● Source data:
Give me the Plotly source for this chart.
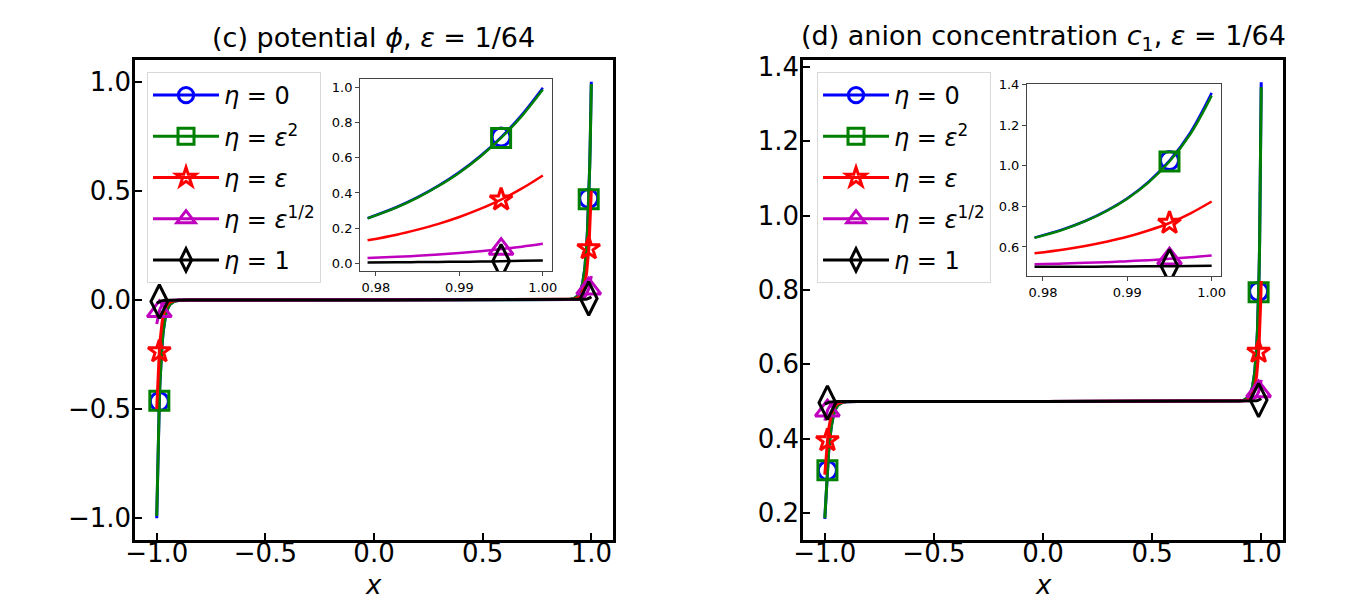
import plotly.graph_objects as go

# x grid (shared by all curves)
x = [-1.0, -0.9975, -0.995, -0.9925, -0.99, -0.9875, -0.985, -0.9825, -0.979, -0.975, -0.97,
     -0.96, -0.95, -0.94, -0.92, -0.9, -0.85, 0.0,
     0.85, 0.9, 0.92, 0.94, 0.95, 0.96, 0.97, 0.975, 0.979, 0.9825, 0.985, 0.9875, 0.99,
     0.9925, 0.995, 0.9975, 1.0]

labels = ['<i>η</i> = 0', '<i>η</i> = <i>ε</i><sup>2</sup>', '<i>η</i> = <i>ε</i>',
          '<i>η</i> = <i>ε</i><sup>1/2</sup>', '<i>η</i> = 1']

# potential phi
phi_0 = [-1.0, -0.847, -0.719, -0.611, -0.519, -0.442, -0.376, -0.320, -0.256, -0.198, -0.144,
         -0.076, -0.040, -0.021, -0.006, -0.002, 0.0, 0.0,
         0.0, 0.002, 0.006, 0.021, 0.040, 0.076, 0.144, 0.198, 0.256, 0.320, 0.376, 0.442, 0.519,
         0.611, 0.719, 0.847, 1.0]
phi_eps2 = [-0.99, -0.840, -0.714, -0.607, -0.516, -0.440, -0.374, -0.318, -0.255, -0.197, -0.143,
            -0.075, -0.040, -0.021, -0.006, -0.002, 0.0, 0.0,
            0.0, 0.002, 0.006, 0.021, 0.040, 0.075, 0.143, 0.197, 0.255, 0.318, 0.374, 0.440, 0.516,
            0.607, 0.714, 0.840, 0.99]
phi_eps = [-0.5, -0.426, -0.362, -0.309, -0.263, -0.224, -0.191, -0.162, -0.130, -0.100, -0.073,
           -0.039, -0.020, -0.011, -0.003, -0.001, 0.0, 0.0,
           0.0, 0.001, 0.003, 0.011, 0.020, 0.039, 0.073, 0.100, 0.130, 0.162, 0.191, 0.224, 0.263,
           0.309, 0.362, 0.426, 0.5]
phi_sqrt = [-0.11, -0.094, -0.080, -0.068, -0.058, -0.049, -0.042, -0.036, -0.029, -0.022, -0.016,
            -0.0085, -0.0045, -0.0024, -0.0007, -0.0002, 0.0, 0.0,
            0.0, 0.0002, 0.0007, 0.0024, 0.0045, 0.0085, 0.016, 0.022, 0.029, 0.036, 0.042, 0.049, 0.058,
            0.068, 0.080, 0.094, 0.11]
phi_1 = [-0.015, -0.013, -0.011, -0.009, -0.008, -0.007, -0.006, -0.005, -0.004, -0.003, -0.002,
         -0.001, -0.0006, -0.0003, -0.0001, 0.0, 0.0, 0.0,
         0.0, 0.0, 0.0001, 0.0003, 0.0006, 0.001, 0.002, 0.003, 0.004, 0.005, 0.006, 0.007, 0.008,
         0.009, 0.011, 0.013, 0.015]

# anion concentration c1
c1_0 = [0.184, 0.214, 0.244, 0.271, 0.298, 0.321, 0.343, 0.363, 0.387, 0.410, 0.433,
        0.464, 0.480, 0.490, 0.497, 0.499, 0.5, 0.5,
        0.5, 0.501, 0.503, 0.511, 0.520, 0.539, 0.577, 0.610, 0.646, 0.689, 0.728, 0.778, 0.840,
        0.921, 1.026, 1.166, 1.359]
c1_eps2 = [0.186, 0.216, 0.245, 0.272, 0.298, 0.322, 0.344, 0.364, 0.387, 0.410, 0.433,
           0.464, 0.480, 0.490, 0.497, 0.499, 0.5, 0.5,
           0.5, 0.501, 0.503, 0.511, 0.520, 0.539, 0.577, 0.609, 0.645, 0.687, 0.727, 0.776, 0.838,
           0.917, 1.021, 1.158, 1.346]
c1_eps = [0.303, 0.327, 0.348, 0.367, 0.384, 0.400, 0.413, 0.425, 0.439, 0.452, 0.465,
          0.481, 0.490, 0.495, 0.4985, 0.4996, 0.5, 0.5,
          0.5, 0.5004, 0.5015, 0.505, 0.510, 0.520, 0.538, 0.553, 0.569, 0.588, 0.605, 0.626, 0.650,
          0.681, 0.718, 0.766, 0.824]
c1_sqrt = [0.448, 0.455, 0.462, 0.467, 0.472, 0.476, 0.479, 0.482, 0.486, 0.489, 0.492,
           0.496, 0.498, 0.499, 0.4996, 0.4999, 0.5, 0.5,
           0.5, 0.5001, 0.5004, 0.501, 0.502, 0.504, 0.508, 0.511, 0.515, 0.518, 0.522, 0.525, 0.530,
           0.535, 0.542, 0.549, 0.558]
c1_1 = [0.4926, 0.4936, 0.4946, 0.4954, 0.4961, 0.4967, 0.4972, 0.4976, 0.4981, 0.4985, 0.4989,
        0.4994, 0.4997, 0.4999, 0.5, 0.5, 0.5, 0.5,
        0.5, 0.5, 0.5, 0.5001, 0.5003, 0.5006, 0.5011, 0.5015, 0.5020, 0.5025, 0.5029, 0.5034, 0.5040,
        0.5047, 0.5055, 0.5064, 0.5075]

# marker positions
mk_x = [-0.988, 0.988]
mk_phi = [[-0.465, 0.465], [-0.462, 0.462], [-0.236, 0.236], [-0.052, 0.052], [-0.007, 0.007]]
mk_c1 = [[0.314, 0.796], [0.315, 0.794], [0.395, 0.633], [0.475, 0.527], [0.4965, 0.5035]]
inset_mk_x = 0.995
inset_mk_phi = [0.719, 0.714, 0.362, 0.080, 0.011]
inset_mk_c1 = [1.026, 1.021, 0.718, 0.542, 0.5055]

colors = ['#0000ff', '#008000', '#ff0000', '#bf00bf', '#000000']
symbols = ['circle-open', 'square-open', 'star-open', 'triangle-up-open', 'diamond-tall-open']
msize = [18, 19, 17, 21, 24]

phis = [phi_0, phi_eps2, phi_eps, phi_sqrt, phi_1]
c1s = [c1_0, c1_eps2, c1_eps, c1_sqrt, c1_1]

fig = go.Figure()

inset_idx = [i for i, v in enumerate(x) if v >= 0.979]
xin = [x[i] for i in inset_idx]


def marker(k, scale=1.0):
    return dict(symbol=symbols[k], color=colors[k], size=msize[k] * scale,
                line=dict(color=colors[k], width=3))


for k in range(5):
    for data, mky, xa, ya, leg in [(phis[k], mk_phi[k], 'x', 'y', 'legend'),
                                  (c1s[k], mk_c1[k], 'x2', 'y2', 'legend2')]:
        fig.add_trace(go.Scatter(x=x, y=data, mode='lines', line=dict(color=colors[k], width=3),
                                 xaxis=xa, yaxis=ya, showlegend=False))
        fig.add_trace(go.Scatter(x=mk_x, y=mky, mode='markers', marker=marker(k),
                                 xaxis=xa, yaxis=ya, showlegend=False))
        # legend entry only
        fig.add_trace(go.Scatter(x=[None], y=[None], mode='lines+markers', name=labels[k],
                                 line=dict(color=colors[k], width=3), marker=marker(k, 0.85),
                                 xaxis=xa, yaxis=ya, legend=leg, legendgroup=leg + str(k)))
    # insets
    for data, mky, xa, ya in [(phis[k], inset_mk_phi[k], 'x3', 'y3'),
                              (c1s[k], inset_mk_c1[k], 'x4', 'y4')]:
        fig.add_trace(go.Scatter(x=xin, y=[data[i] for i in inset_idx], mode='lines',
                                 line=dict(color=colors[k], width=2.5, shape='spline'),
                                 xaxis=xa, yaxis=ya, showlegend=False))
        fig.add_trace(go.Scatter(x=[inset_mk_x], y=[mky], mode='markers', marker=marker(k),
                                 xaxis=xa, yaxis=ya, showlegend=False))

main_ax = dict(showline=True, linecolor='black', linewidth=2.5, mirror=True, ticks='inside',
               ticklen=7, tickwidth=2, tickcolor='black', showgrid=False, zeroline=False,
               automargin=False, tickfont=dict(size=26, color='black'))
inset_ax = dict(showline=True, linecolor='#444', linewidth=1, mirror=True, ticks='outside',
                ticklen=4, tickwidth=1, tickcolor='#444', showgrid=False, zeroline=False,
                automargin=False, tickfont=dict(size=13, color='black'))
xticks = dict(tickvals=[-1, -0.5, 0, 0.5, 1], ticktext=['−1.0', '−0.5', '0.0', '0.5', '1.0'],
              ticklabelstandoff=-12)

leg_style = dict(y=0.88, xanchor='left', yanchor='top', bgcolor='white', bordercolor='#d8d8d8',
                 borderwidth=1, font=dict(size=24), tracegroupgap=7, itemwidth=66)

fig.update_layout(
    width=1350, height=600,
    margin=dict(l=0, r=0, t=0, b=0, autoexpand=False),
    paper_bgcolor='white', plot_bgcolor='white',
    font=dict(family='DejaVu Sans', color='black'),
    xaxis=dict(domain=[0.1, 0.4541], range=[-1.1, 1.1], anchor='y', **xticks, **main_ax),
    yaxis=dict(domain=[0.1, 0.9], range=[-1.1, 1.1], anchor='x', tickvals=[-1, -0.5, 0, 0.5, 1],
               ticktext=['−1.0', '−0.5', '0.0', '0.5', '1.0'], ticklabelstandoff=-4, **main_ax),
    xaxis2=dict(domain=[0.5948, 0.9504], range=[-1.1, 1.1], anchor='y2', **xticks, **main_ax),
    yaxis2=dict(domain=[0.1, 0.9], range=[0.127, 1.419], tickvals=[0.2, 0.4, 0.6, 0.8, 1.0, 1.2, 1.4],
                tickformat='.1f', anchor='x2', ticklabelstandoff=-4, **main_ax),
    xaxis3=dict(domain=[0.2667, 0.4089], range=[0.9781, 1.0011], tickvals=[0.98, 0.99, 1.0],
                tickformat='.2f', anchor='y3', **inset_ax),
    yaxis3=dict(domain=[0.5483, 0.8683], range=[-0.045, 1.05], tickvals=[0, 0.2, 0.4, 0.6, 0.8, 1.0],
                tickformat='.1f', anchor='x3', **inset_ax),
    xaxis4=dict(domain=[0.7607, 0.9044], range=[0.9781, 1.0011], tickvals=[0.98, 0.99, 1.0],
                tickformat='.2f', anchor='y4', **inset_ax),
    yaxis4=dict(domain=[0.54, 0.86], range=[0.457, 1.403], tickvals=[0.6, 0.8, 1.0, 1.2, 1.4],
                tickformat='.1f', anchor='x4', **inset_ax),
    legend=dict(x=0.1089, **leg_style),
    legend2=dict(x=0.6052, **leg_style),
    annotations=[
        dict(text='(c) potential <i>ϕ</i>, <i>ε</i> = 1/64', x=0.2770, y=0.938, xref='paper',
             yref='paper', xanchor='center', yanchor='middle', showarrow=False, font=dict(size=27)),
        dict(text='(d) anion concentration <i>c</i><sub>1</sub>, <i>ε</i> = 1/64', x=0.7726, y=0.938,
             xref='paper', yref='paper', xanchor='center', yanchor='middle', showarrow=False,
             font=dict(size=27)),
        dict(text='<i>x</i>', x=0.2770, y=0.025, xref='paper', yref='paper', xanchor='center',
             yanchor='middle', showarrow=False, font=dict(size=26)),
        dict(text='<i>x</i>', x=0.7726, y=0.025, xref='paper', yref='paper', xanchor='center',
             yanchor='middle', showarrow=False, font=dict(size=26)),
    ],
)

fig.write_html("out.html", config={'displayModeBar': False},
               post_script="document.body.style.margin='0';document.body.style.overflow='hidden';")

● Instruction: Go from the first line of the data above to the line containing "<i>ε</i><sup>1/2</sup>', '<i>η</i> = 1']" and retype exactly those lines, both included, but none of the pictures.

● Finished answer:
Give me the Plotly source for this chart.
import plotly.graph_objects as go

# x grid (shared by all curves)
x = [-1.0, -0.9975, -0.995, -0.9925, -0.99, -0.9875, -0.985, -0.9825, -0.979, -0.975, -0.97,
     -0.96, -0.95, -0.94, -0.92, -0.9, -0.85, 0.0,
     0.85, 0.9, 0.92, 0.94, 0.95, 0.96, 0.97, 0.975, 0.979, 0.9825, 0.985, 0.9875, 0.99,
     0.9925, 0.995, 0.9975, 1.0]

labels = ['<i>η</i> = 0', '<i>η</i> = <i>ε</i><sup>2</sup>', '<i>η</i> = <i>ε</i>',
          '<i>η</i> = <i>ε</i><sup>1/2</sup>', '<i>η</i> = 1']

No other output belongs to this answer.